Zur*zum Klassiker*in wird man also eher durch Ideen, Theorien und Erkenntnisse, durch die die Welt nicht mehr so aussieht wie vorher. Und auch, wenn sie vielleicht hin und wieder entzaubert erscheint, stellt sich im Lichte des erweiterten Verständnisses das Wissen ein, etwas Bedeutendes erkannt zu haben. Auch ein zentrales oder viele kleinere Detailprobleme zu lösen, kann mit erheblichem wissenschaftlichem Erfolg einhergehen – gerade unter den aktuellen Bedingungen der industriellen Wissenschaft und den damit verbundenen Gratifikationssystemen. In den technologisch orientierten Wissenschaften kann die Lösung von grundlegenden technologischen Problemen einen zur*zum Klassiker*in werden lassen. Die Wege zum Ruhm sind von Wissenschaft zu Wissenschaft durchaus unterschiedlich und letztlich – und das bringt uns wieder zurück zu meiner Forschung – entscheidet eine wissenschaftliche Gemeinschaft in der Summe ihrer alltäglichen Praktiken und Riten der gegenseitigen Anerkennung darüber, wer, warum und für wie lange Beachtung findet.

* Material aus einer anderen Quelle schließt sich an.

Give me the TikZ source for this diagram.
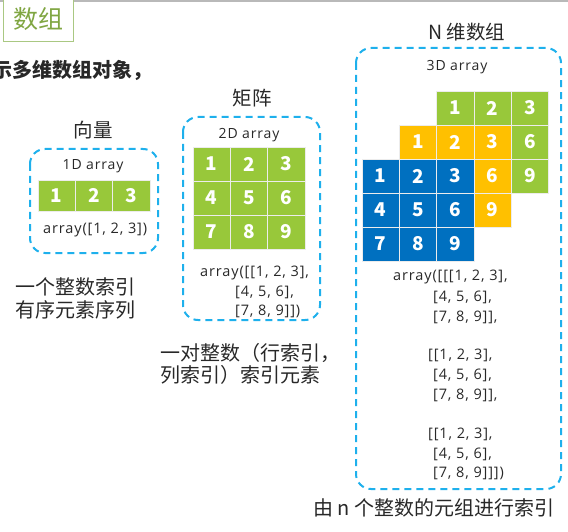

Für die vielen Netzwerker*innen und Sozialmanager*innen in der Wissenschaft mag es vielleicht ein wenig enttäuschend sein, dass sich offenbar über soziale Aktivität und Kontrolle allein zwar temporär soziale Macht und Einfluss auch auf die wissenschaftlichen Entwicklungen ausüben lässt, dieser Weg einen aber eher nicht zur*zum Klassiker*in werden lässt. Die fast vollständige Abwesenheit von Frauen im Prozess der Kanonisierung sollte dennoch Anlass geben, die ja durchaus teilweise auch sozialen Kriterien, nach denen eine wissenschaftliche Community in ihrer jeweiligen Gegenwart Anerkennung (z.B. in Form von Zitationen) verteilt, kritisch zu reflektieren. Sieht man davon ab, bleibt als positives Fazit, dass sich eine nachhaltige Bedeutsamkeit anscheinend nur über das Werk herstellen lässt. Und insofern gibt es eigentlich gar keine Klassiker*innen, sondern nur besonders bedeutsame Beiträge zum Verständnis der Welt. Und das ist ja auch ganz im Sinne der Wissenschaft.